The comment about identity was one of several that warned of what Bush described as troubling political trends.

Bush noted Russia’s meddling in the 2016 election and declared that “the Russian government has made a project of turning Americans against each other.”

“Foreign aggressions, including cyberattacks, disinformation, and financial influence, should never be downplayed or tolerated,” Bush said.

Trump has expressed skepticism of Russia’s involvement. A special prosecutor is currently investigating whether Trump and his campaign associates coordinated with Moscow in the effort to sway the election.

Bush is the brother of 2016 presidential hopeful Jeb Bush, the former Florida governor nicknamed, belittled and ultimately vanquished by Trump during the race for the Republican nomination. He joins a slowly growing list of prominent Republicans who have publicly defied Trump, including Republican Sens. John McCain, who delivered a similar speech this week. Sen. Bob Corker, the Tennessee Republican who has announced he’s retiring, has denounced what he termed the “adult day care center” of the Trump White House.

The scene was remarkable in part because Bush has largely remained out of the political spotlight since leaving office amid low popularity in 2009 and had made a point not to criticize or second-guess his Democratic successor, Barack Obama.
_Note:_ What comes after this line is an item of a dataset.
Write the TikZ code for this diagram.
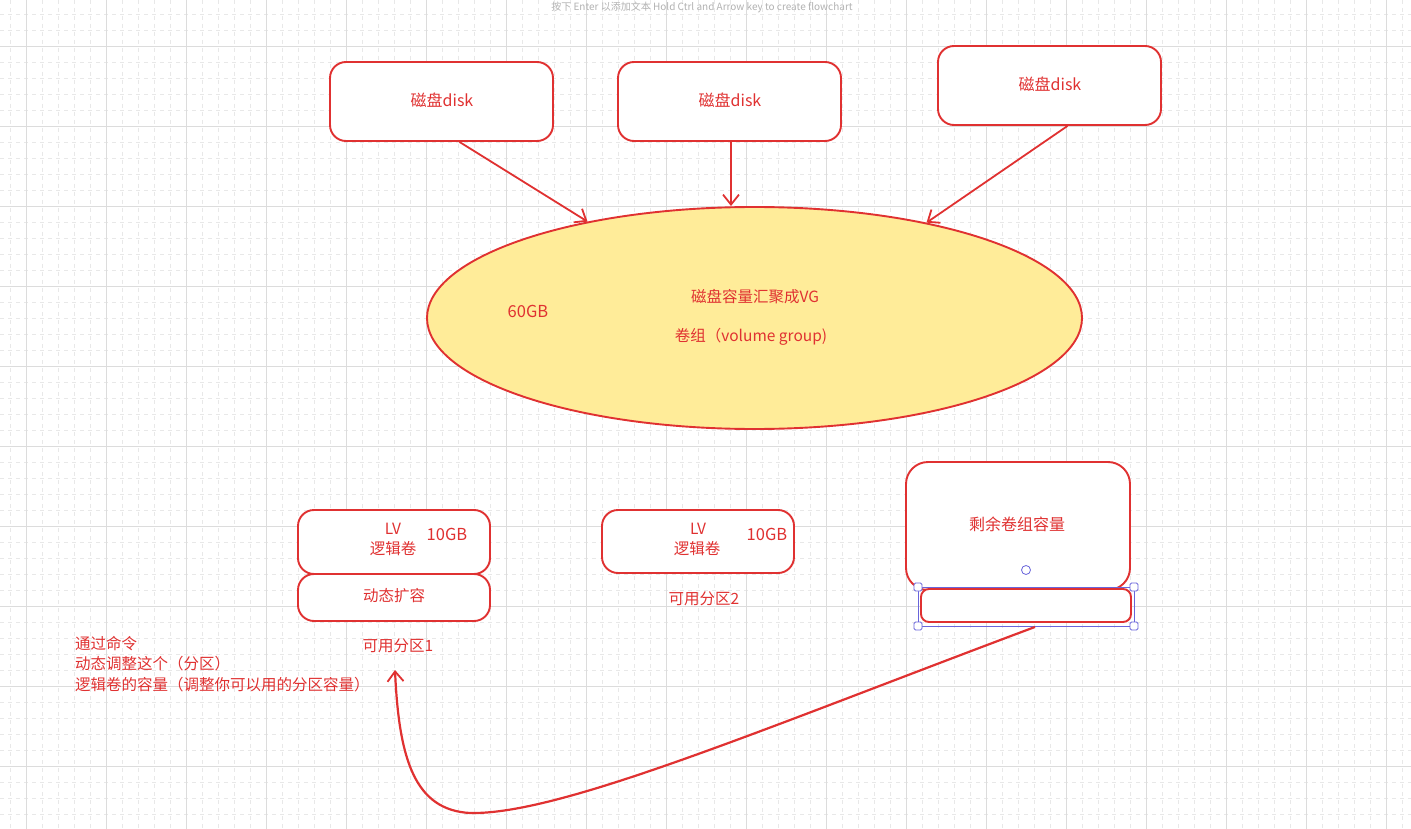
\documentclass[tikz,border=0pt]{standalone}
\usepackage{fontspec}
\setmainfont{Noto Sans CJK SC}
\usetikzlibrary{shapes.geometric,arrows.meta}
\definecolor{exred}{HTML}{E03131}
\definecolor{exyellow}{HTML}{FFEC99}
\definecolor{gridmaj}{HTML}{DCDCDC}
\definecolor{gridmin}{HTML}{E8E8E8}
\definecolor{selblue}{HTML}{6965DB}
\begin{document}
\begin{tikzpicture}[x=1pt,y=-1pt,
  gmin/.style={draw=gridmin, line width=0.8pt, dash pattern=on 4pt off 4pt},
  gmaj/.style={draw=gridmaj, line width=1pt},
  box/.style={draw=exred, line width=1.9pt, rounded corners=16pt, fill=white, inner sep=0pt},
  lbl/.style={text=exred, font=\fontsize{15.5}{18}\selectfont, inner sep=0pt},
  arr/.style={draw=exred, line width=1.8pt, -{Straight Barb[length=10pt,width=16pt,line width=1.8pt]}},
  handle/.style={draw=selblue, line width=0.8pt, fill=white, rounded corners=1.5pt, minimum size=8pt, inner sep=0pt}]
\useasboundingbox (0,0) rectangle (1411,829);
\fill[white] (0,0) rectangle (1411,829);
% grid
\foreach \i in {0,...,88} \draw[gmin] ({10.67+16*\i},0) -- ({10.67+16*\i},829);
\foreach \j in {0,...,51} \draw[gmin] (0,{14.67+16*\j}) -- (1411,{14.67+16*\j});
\foreach \i in {0,...,17} \draw[gmaj] ({26.67+80*\i},0) -- ({26.67+80*\i},829);
\foreach \j in {0,...,9} \draw[gmaj] (0,{46.67+80*\j}) -- (1411,{46.67+80*\j});
% top hint
\node[text=gray!60, font=\fontsize{10}{12}\selectfont, inner sep=0pt] (hint) at (702,7) {按下 Enter 以添加文本 Hold Ctrl and Arrow key to create flowchart};
% disks
\node[box, minimum width=223pt, minimum height=79pt] (d1) at (441.5,101.5) {};
\node[box, minimum width=223pt, minimum height=79pt] (d2) at (729.5,101.5) {};
\node[box, minimum width=223pt, minimum height=79pt] (d3) at (1049.5,85.5) {};
\node[lbl, font=\fontsize{16}{19}\selectfont] (t1) at (442,100) {磁盘disk};
\node[lbl, font=\fontsize{16}{19}\selectfont] (t2) at (730,100) {磁盘disk};
\node[lbl, font=\fontsize{16}{19}\selectfont] (t3) at (1050,84) {磁盘disk};
% VG ellipse
\node[ellipse, draw=exred, line width=1.9pt, fill=exyellow, minimum width=655pt, minimum height=222pt, inner sep=0pt] (vg) at (754.5,318) {};
\node[lbl, font=\fontsize{15.5}{18}\selectfont] (vg1) at (755,297) {磁盘容量汇聚成VG};
\node[lbl, font=\fontsize{15.5}{18}\selectfont] (vg2) at (751,337) {卷组（volume group)};
\node[lbl, font=\fontsize{16.5}{19}\selectfont] (vgsize) at (528,311) {60GB};
% arrows disks -> VG
\draw[arr] ([xshift=18pt]d1.south) -- (vg.150);
\draw[arr] ([xshift=1.5pt]d2.south) -- ([xshift=1.5pt]d2.south |- vg.north);
\draw[arr] ([xshift=18pt]d3.south) -- (vg.29.5);
% LV 1
\node[box, minimum width=192pt, minimum height=64pt] (lv1) at (394,542) {};
\node[lbl] (lv1a) at (393,529) {LV};
\node[lbl] (lv1b) at (393,549) {逻辑卷};
\node[lbl, font=\fontsize{16.5}{19}\selectfont] (lv1c) at (447,534) {10GB};
\node[box, minimum width=192pt, minimum height=47pt] (ext) at (394,597.5) {};
\node[lbl] (extt) at (394,596) {动态扩容};
\node[lbl] (p1) at (398,646) {可用分区1};
% LV 2
\node[box, minimum width=192pt, minimum height=63pt] (lv2) at (698,541.5) {};
\node[lbl] (lv2a) at (698,529) {LV};
\node[lbl] (lv2b) at (697,549) {逻辑卷};
\node[lbl, font=\fontsize{16.5}{19}\selectfont] (lv2c) at (767,534) {10GB};
\node[lbl] (p2) at (704,599) {可用分区2};
% remaining
\node[box, minimum width=224pt, minimum height=128pt, rounded corners=22pt] (rem) at (1018,526) {};
\node[lbl, font=\fontsize{16}{19}\selectfont] (remt) at (1017,524) {剩余卷组容量};
\node[box, minimum width=210pt, minimum height=33pt, rounded corners=8pt] (sb) at (1026,605.5) {};
% selection frame
\draw[selblue, line width=0.8pt] (918,587) rectangle (1134,626);
\node[handle] (h1) at (918,587) {};
\node[handle] (h2) at (1134,587) {};
\node[handle] (h3) at (918,626) {};
\node[handle] (h4) at (1134,626) {};
\node[circle, draw=selblue, line width=0.8pt, fill=white, minimum size=9pt, inner sep=0pt] (rot) at (1026,570) {};
% curved arrow
\coordinate (tip) at (395,670);
\draw[arr, line width=2.2pt] ([xshift=9pt,yshift=-4pt]sb.south) .. controls (760,730) and (560,815) .. (470,813) .. controls (415,810) and (399,760) .. (tip);
% note
\node[lbl, align=left, anchor=north west, font=\fontsize{15.5}{20.5}\selectfont] (note) at (75,636) {通过命令\\动态调整这个（分区）\\逻辑卷的容量（调整你可以用的分区容量）};
\end{tikzpicture}
\end{document}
Just hours after Bush completed his speech, Obama also made a veiled critique of the Trump era, calling on Democrats at a New Jersey campaign event to “send a message to the world that we are rejecting a politics of division, we are rejecting a politics of fear.”

That Trump’s two most recent predecessors felt liberated, or perhaps compelled, to reenter the political arena in a manner that offered an implicit criticism of him is virtually unprecedented in modern politics, historians said. Trump has been harshly critical of both Bush and Obama — calling each of them the “worst” president at one time or another — and mercilessly mocked the 43rd president’s brother, Jeb Bush, during the 2016 Republican primary.

George W. Bush was taking aim at Trump’s “roiling of the traditional institutions of the country and, in particular, demeaning the office of the president by a kind of crude or vulgar bashing of opponents,” said Robert Dallek, a presidential historian and author.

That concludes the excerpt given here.